- DATASET RECORDS:
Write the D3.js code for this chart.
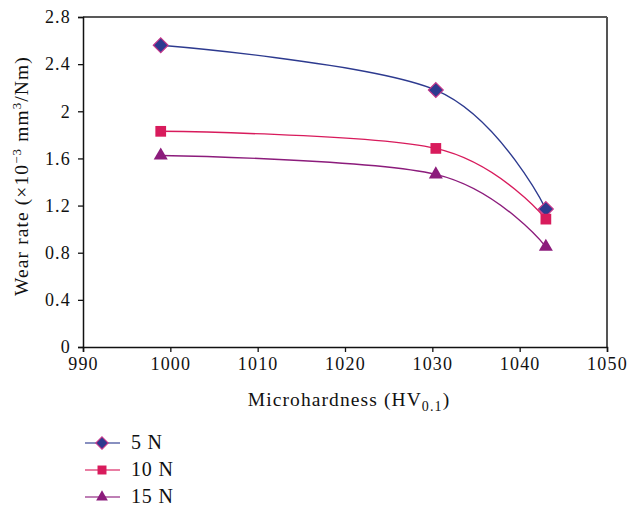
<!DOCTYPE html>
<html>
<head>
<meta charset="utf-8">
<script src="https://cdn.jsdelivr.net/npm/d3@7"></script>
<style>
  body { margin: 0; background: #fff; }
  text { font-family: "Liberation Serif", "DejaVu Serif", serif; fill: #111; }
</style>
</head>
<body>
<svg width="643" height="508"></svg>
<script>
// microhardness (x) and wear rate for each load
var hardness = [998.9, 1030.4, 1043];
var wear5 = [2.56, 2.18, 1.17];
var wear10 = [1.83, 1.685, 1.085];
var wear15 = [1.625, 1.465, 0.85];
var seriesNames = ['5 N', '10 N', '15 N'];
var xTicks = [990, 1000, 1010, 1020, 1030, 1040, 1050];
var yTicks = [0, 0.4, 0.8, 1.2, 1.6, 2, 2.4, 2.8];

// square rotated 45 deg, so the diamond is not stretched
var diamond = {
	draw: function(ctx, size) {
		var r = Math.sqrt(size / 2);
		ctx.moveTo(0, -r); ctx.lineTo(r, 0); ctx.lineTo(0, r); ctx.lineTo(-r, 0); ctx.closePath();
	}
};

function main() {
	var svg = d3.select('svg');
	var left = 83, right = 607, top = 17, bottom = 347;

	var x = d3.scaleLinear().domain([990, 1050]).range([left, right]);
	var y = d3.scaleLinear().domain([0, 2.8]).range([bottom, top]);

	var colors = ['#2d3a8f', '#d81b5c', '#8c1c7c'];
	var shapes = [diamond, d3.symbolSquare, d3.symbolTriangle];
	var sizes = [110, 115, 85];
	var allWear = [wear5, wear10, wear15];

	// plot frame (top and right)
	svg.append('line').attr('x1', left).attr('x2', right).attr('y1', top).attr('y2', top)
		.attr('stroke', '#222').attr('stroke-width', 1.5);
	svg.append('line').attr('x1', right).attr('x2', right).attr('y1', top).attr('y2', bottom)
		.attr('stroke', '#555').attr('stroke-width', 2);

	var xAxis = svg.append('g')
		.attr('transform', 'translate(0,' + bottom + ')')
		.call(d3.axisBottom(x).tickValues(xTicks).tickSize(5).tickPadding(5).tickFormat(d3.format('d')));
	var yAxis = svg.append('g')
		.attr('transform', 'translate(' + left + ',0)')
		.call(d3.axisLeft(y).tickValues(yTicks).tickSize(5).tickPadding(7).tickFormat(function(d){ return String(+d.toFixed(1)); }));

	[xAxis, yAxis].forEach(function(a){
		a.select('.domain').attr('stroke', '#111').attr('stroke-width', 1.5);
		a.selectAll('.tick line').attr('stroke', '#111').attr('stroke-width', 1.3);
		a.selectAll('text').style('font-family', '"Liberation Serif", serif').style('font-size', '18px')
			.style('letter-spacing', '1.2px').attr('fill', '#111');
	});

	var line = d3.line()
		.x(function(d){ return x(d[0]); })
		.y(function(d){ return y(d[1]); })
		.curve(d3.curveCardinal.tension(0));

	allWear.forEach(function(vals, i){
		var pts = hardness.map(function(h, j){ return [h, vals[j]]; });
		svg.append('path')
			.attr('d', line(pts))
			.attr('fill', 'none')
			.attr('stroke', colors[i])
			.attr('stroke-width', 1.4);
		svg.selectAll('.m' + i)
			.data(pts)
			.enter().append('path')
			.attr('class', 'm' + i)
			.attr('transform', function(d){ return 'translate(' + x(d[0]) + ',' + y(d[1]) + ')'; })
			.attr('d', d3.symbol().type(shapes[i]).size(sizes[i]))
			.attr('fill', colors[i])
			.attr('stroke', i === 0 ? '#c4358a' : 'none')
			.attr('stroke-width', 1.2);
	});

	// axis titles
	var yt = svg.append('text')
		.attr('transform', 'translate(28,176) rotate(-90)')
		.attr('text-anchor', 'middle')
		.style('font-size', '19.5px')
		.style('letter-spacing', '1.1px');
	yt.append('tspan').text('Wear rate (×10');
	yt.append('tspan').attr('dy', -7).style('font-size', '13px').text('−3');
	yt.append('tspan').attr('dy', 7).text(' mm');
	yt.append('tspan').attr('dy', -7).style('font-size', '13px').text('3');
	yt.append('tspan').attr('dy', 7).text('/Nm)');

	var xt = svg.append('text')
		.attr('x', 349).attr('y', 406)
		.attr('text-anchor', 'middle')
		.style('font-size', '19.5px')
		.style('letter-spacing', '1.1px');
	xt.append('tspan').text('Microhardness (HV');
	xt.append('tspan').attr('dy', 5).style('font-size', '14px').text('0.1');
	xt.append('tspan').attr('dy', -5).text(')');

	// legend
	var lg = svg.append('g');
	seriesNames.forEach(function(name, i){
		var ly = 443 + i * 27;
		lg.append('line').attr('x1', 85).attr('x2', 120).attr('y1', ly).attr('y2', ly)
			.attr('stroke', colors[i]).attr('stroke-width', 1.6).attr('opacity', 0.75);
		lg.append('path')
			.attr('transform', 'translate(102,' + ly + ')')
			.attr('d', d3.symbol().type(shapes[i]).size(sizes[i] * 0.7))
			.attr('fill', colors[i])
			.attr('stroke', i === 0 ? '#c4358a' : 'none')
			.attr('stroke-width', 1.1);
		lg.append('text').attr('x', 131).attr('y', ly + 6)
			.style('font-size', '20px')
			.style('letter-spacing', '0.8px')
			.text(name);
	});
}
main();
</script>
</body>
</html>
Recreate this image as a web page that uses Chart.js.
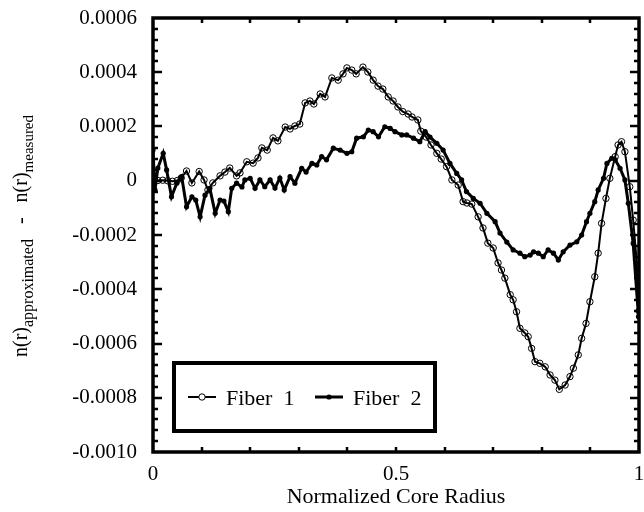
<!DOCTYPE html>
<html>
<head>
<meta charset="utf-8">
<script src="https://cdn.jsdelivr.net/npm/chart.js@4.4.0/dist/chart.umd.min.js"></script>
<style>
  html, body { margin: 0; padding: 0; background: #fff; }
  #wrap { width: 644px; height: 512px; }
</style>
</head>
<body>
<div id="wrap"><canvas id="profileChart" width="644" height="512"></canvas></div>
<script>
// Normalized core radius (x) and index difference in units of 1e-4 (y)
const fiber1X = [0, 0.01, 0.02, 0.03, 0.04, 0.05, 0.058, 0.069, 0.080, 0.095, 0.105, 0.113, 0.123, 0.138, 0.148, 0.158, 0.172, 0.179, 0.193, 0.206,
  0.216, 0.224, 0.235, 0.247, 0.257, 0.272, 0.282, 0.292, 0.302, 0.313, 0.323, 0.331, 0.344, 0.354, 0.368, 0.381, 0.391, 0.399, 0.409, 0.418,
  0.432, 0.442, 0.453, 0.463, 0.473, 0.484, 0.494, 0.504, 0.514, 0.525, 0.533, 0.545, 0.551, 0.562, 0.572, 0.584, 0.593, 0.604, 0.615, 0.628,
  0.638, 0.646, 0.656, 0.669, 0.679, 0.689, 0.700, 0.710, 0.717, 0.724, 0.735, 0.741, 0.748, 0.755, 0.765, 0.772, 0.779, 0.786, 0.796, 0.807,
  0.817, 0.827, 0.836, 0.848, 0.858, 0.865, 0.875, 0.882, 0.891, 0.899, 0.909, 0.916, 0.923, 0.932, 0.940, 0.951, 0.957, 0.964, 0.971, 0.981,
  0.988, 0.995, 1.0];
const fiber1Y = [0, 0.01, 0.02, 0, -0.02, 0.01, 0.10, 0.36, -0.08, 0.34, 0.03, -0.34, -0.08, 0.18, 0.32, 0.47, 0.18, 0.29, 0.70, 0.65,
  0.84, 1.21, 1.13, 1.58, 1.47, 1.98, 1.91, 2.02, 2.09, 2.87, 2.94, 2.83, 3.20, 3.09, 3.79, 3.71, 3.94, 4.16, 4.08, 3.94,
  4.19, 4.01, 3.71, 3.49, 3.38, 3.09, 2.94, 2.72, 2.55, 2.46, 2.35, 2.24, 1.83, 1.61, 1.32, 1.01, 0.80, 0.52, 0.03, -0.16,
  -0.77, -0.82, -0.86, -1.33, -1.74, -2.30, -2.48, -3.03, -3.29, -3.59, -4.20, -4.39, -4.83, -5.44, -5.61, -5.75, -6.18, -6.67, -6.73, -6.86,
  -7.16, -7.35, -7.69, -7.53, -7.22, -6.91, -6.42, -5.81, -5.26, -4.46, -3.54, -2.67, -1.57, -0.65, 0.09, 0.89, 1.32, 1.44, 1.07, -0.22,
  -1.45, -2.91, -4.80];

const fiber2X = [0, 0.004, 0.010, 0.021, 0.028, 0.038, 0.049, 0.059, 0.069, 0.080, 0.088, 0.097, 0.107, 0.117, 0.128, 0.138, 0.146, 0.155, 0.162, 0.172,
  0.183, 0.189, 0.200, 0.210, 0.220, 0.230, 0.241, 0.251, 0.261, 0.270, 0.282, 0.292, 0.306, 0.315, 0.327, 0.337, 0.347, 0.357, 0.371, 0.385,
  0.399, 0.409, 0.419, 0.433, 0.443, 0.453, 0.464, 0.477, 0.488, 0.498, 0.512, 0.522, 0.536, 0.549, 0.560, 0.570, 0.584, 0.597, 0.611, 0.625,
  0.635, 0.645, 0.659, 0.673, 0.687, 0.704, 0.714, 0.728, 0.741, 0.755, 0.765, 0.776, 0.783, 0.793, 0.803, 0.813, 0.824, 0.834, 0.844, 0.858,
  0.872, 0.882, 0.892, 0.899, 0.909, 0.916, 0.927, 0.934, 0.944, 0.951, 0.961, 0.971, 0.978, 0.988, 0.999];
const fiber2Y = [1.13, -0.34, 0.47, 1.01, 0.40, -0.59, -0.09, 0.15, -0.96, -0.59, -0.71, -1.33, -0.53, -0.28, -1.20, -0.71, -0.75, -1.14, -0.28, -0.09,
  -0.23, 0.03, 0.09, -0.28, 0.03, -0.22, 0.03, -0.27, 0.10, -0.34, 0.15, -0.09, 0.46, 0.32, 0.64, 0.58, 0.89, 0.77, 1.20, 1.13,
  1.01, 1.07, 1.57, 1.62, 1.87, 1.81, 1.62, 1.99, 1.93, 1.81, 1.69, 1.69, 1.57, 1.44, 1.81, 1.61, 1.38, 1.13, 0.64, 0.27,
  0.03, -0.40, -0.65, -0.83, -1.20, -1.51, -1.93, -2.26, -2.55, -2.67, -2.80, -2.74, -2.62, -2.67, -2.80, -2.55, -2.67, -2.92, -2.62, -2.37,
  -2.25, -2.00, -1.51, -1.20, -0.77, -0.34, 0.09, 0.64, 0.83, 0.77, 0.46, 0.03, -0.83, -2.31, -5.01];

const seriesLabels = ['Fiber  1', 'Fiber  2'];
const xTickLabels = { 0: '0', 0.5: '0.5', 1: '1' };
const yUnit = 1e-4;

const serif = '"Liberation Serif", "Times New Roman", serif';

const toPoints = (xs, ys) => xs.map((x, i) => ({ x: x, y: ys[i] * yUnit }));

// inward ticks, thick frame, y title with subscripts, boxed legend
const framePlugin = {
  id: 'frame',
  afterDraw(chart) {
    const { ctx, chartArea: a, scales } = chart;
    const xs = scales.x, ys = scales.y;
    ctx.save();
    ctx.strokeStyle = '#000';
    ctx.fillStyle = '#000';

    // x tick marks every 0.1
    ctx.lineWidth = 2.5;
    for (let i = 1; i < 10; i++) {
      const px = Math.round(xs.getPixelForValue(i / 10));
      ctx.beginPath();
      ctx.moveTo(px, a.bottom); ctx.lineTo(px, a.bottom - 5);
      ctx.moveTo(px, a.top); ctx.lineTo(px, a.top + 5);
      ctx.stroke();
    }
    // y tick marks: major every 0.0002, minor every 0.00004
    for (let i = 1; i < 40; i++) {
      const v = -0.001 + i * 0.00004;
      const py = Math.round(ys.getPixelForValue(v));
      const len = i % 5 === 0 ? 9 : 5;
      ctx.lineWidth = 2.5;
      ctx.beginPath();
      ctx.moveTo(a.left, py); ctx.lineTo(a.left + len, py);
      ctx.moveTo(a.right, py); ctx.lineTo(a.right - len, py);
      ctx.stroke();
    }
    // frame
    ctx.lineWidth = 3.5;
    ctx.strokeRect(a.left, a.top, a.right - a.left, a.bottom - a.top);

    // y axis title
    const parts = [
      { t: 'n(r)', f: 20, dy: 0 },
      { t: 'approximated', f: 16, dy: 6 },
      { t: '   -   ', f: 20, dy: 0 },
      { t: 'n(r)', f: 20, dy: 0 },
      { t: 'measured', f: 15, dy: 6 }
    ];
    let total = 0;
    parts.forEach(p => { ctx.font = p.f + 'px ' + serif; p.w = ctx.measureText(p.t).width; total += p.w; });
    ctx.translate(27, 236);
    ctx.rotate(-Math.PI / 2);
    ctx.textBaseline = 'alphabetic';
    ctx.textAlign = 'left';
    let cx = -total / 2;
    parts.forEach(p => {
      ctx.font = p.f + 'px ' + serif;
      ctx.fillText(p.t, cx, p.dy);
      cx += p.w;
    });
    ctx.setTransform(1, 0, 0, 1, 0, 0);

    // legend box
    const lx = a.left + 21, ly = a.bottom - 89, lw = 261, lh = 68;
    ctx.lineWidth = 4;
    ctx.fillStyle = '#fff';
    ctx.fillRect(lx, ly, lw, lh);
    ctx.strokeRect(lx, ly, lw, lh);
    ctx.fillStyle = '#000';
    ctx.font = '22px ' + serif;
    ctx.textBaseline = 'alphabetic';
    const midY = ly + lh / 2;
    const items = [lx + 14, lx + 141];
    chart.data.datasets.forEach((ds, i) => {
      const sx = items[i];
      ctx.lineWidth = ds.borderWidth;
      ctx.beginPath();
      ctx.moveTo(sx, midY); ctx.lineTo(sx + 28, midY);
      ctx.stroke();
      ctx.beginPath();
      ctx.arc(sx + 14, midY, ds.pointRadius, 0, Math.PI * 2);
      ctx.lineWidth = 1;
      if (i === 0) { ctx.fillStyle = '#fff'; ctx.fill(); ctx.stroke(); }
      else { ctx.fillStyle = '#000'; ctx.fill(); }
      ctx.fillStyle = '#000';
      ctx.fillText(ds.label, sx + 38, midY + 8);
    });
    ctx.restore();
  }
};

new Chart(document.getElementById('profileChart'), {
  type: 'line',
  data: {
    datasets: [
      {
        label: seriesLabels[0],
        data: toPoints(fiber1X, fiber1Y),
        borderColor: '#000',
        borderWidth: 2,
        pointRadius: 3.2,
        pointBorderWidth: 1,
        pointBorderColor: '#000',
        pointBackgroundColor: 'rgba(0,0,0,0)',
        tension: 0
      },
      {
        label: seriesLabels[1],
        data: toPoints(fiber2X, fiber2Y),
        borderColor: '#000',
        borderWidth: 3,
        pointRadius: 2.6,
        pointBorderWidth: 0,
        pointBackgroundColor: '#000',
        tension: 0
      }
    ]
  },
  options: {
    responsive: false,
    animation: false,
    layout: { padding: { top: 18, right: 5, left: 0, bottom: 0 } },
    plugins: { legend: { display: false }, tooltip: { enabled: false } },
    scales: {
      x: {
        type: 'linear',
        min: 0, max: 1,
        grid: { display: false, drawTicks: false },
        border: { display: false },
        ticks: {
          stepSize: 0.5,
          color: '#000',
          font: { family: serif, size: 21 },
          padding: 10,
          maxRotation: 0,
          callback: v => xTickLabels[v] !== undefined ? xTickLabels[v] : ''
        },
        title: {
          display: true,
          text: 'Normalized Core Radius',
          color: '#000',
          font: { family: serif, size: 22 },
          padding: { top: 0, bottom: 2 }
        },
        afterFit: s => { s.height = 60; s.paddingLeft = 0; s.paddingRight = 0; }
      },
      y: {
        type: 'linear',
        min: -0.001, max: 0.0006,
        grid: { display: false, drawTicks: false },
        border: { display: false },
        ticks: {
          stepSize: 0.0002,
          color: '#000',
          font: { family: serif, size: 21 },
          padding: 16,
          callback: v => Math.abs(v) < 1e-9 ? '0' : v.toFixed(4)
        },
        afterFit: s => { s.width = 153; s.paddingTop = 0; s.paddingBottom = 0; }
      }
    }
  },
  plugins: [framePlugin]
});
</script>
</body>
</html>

- DIRECTIONS FOR THIS TASK:
Reproduce only the lines from the beginning of the data through the line that contains "var yTicks = [0, 0.4, 0.8, 1.2, 1.6, 2, 2.4, 2.8];", both included, and please drop the pictures.

- EXERCISE OUTPUT:
Write the D3.js code for this chart.
<!DOCTYPE html>
<html>
<head>
<meta charset="utf-8">
<script src="https://cdn.jsdelivr.net/npm/d3@7"></script>
<style>
  body { margin: 0; background: #fff; }
  text { font-family: "Liberation Serif", "DejaVu Serif", serif; fill: #111; }
</style>
</head>
<body>
<svg width="643" height="508"></svg>
<script>
// microhardness (x) and wear rate for each load
var hardness = [998.9, 1030.4, 1043];
var wear5 = [2.56, 2.18, 1.17];
var wear10 = [1.83, 1.685, 1.085];
var wear15 = [1.625, 1.465, 0.85];
var seriesNames = ['5 N', '10 N', '15 N'];
var xTicks = [990, 1000, 1010, 1020, 1030, 1040, 1050];
var yTicks = [0, 0.4, 0.8, 1.2, 1.6, 2, 2.4, 2.8];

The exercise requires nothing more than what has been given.